Branches emerged in Syria when Syrians returned home from studies in Egypt. The movement secured a foothold in Saudi Arabia in the 1950s when Egyptian brothers sought sanctuary in the kingdom.
Arab youths educated in Egypt and expatriate Egyptians exported the brotherhood's ideology and cellular system of organisation throughout the Muslim world. Brotherhood-type groupings took root in countries where Muslims were fighting European colonial powers for independence.
The influence of these groupings waxed because independence did not deliver the economic prosperity and political freedom people expected. The brotherhood made up for the failings of governments by establishing schools, mosque clincs and support networks for the disadvantaged and dispossessed.

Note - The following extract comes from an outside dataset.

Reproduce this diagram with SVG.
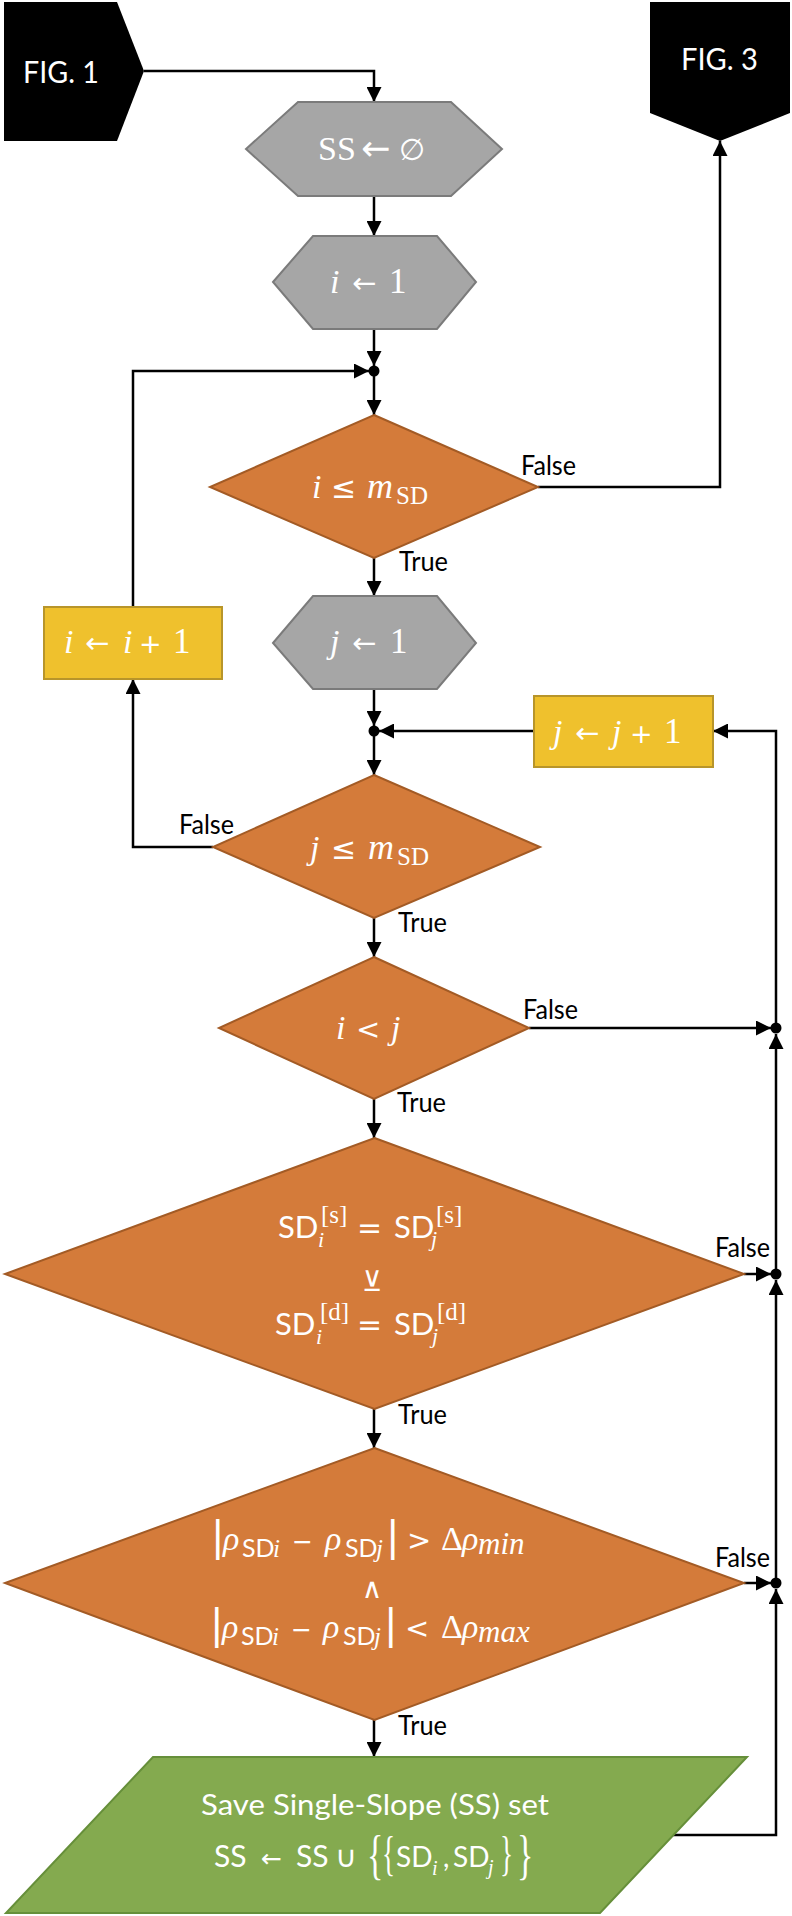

From time to time Muslim governments and external powers attempted to use the brotherhood as a foil against nationalist and leftist movements and regimes. Colonial Britain played the game of divide and rule in Egypt and Holland in Indonesia. In the 1940s a young naval attachΘ in Cairo initiated US contacts with the brotherhood.
In the 1950s the brotherhood was enlisted by the West to counter the drive by secular nationalists to unite the Arab world. The US and Saudi Arabia backed the brotherhood's failed attempt on Nasser's life and the disastrous 1979-1982 brotherhood revolt in Syria which was brutally crushed.

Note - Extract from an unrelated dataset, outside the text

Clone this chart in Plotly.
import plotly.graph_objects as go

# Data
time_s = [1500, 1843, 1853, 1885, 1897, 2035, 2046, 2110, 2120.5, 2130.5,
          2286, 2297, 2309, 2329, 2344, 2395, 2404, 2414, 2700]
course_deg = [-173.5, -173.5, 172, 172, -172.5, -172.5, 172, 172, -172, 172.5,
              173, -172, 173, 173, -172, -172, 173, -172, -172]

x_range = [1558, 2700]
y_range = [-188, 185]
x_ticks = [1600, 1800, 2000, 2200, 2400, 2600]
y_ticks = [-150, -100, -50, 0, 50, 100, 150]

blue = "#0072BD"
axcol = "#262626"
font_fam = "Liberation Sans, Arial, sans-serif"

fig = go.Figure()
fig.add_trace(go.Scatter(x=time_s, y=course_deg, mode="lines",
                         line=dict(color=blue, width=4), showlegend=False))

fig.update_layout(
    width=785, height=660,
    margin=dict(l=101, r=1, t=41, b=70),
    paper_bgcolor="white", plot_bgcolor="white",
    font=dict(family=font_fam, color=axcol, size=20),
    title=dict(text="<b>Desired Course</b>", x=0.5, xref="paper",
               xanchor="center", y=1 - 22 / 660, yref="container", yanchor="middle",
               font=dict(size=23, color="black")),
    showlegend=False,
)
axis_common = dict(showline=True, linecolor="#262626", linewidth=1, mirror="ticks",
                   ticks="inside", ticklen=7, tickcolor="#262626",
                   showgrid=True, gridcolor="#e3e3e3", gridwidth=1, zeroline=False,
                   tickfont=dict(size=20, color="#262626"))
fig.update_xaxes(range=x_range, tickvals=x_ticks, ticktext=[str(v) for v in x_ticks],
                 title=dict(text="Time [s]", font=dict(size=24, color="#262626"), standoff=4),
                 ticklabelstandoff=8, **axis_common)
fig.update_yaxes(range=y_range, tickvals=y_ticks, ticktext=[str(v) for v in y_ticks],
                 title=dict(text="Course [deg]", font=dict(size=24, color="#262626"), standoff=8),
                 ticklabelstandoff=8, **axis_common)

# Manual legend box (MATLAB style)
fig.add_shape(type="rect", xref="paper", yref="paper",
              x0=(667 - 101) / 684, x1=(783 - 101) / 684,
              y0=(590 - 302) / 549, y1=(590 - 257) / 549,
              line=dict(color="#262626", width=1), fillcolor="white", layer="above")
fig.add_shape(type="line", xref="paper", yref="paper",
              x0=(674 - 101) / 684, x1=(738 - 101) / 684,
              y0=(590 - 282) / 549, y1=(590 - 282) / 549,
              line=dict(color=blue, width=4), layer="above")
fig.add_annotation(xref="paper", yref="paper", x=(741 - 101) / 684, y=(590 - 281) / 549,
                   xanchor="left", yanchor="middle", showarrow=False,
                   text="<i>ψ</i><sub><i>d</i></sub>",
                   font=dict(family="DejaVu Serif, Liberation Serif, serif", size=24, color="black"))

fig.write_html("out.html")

Failure did not dissuade regional and global players from courting the brotherhood and its associates. But, as one veteran observer of the Islamic scene told The Irish Times, "No one ever uses the Islamists". Egypt's President Sadat discovered this to his great cost: he was assassinated in 1981 by members of a militant splinter, "Gama'at al-Islamiyeh", the "Islamic Groups", which have proliferated in North Africa and are now prosecuting a nine-year civil war in Algeria.
The only Arab leader who successfully co-opted the brotherhood was Jordan's King Hussein. Menaced by a coup mounted by nationalists in 1957, he made the brotherhood one of the three props of the monarchy along with the army and the tribes.
This alliance ended in 1994 when the king signed a peace treaty with Israel and the brotherhood went into loyal opposition. Today brotherhood loyalty depends on how the present Jordanian ruler, King Abdullah, identifies with the US "war against terror".
The recruitment and training of brothers like Osama bin Laden for a guerrilla war against Soviet forces in Afghanistan produced 20 years of warfare. As a result of this cynical exploitation of militant Islam the world was seeded with thousands of Afghan veterans, some of whom may have inspired or organised the men who carried out the devastating attack on the US.
The Afghan war also put Pakistan at risk. In 1983, the architect of the alliance between the Afghan mujahedin or "holy warriors", Pakistan, the US, Britain, and Saudi Arabia, the then President of Pakistan, Gen Zia al-Haq, told an Indian journalist that the Afghan campaign was destroying Pakistan.
Afghan exiles had introduced drugs, guns and criminal networks, undermining security, while militant preachers (who inspired the Afghan Taliban) were stirring up alienated sectors of the society, jeopardising political stability.
The flow of US arms to Pakistan's army was not worth the risks of prosecuting the conflict, Gen Zia said.
He was right. Today, Pakistan faces the very real danger of "Talibanisation", transformation into a retrograde Islamist state.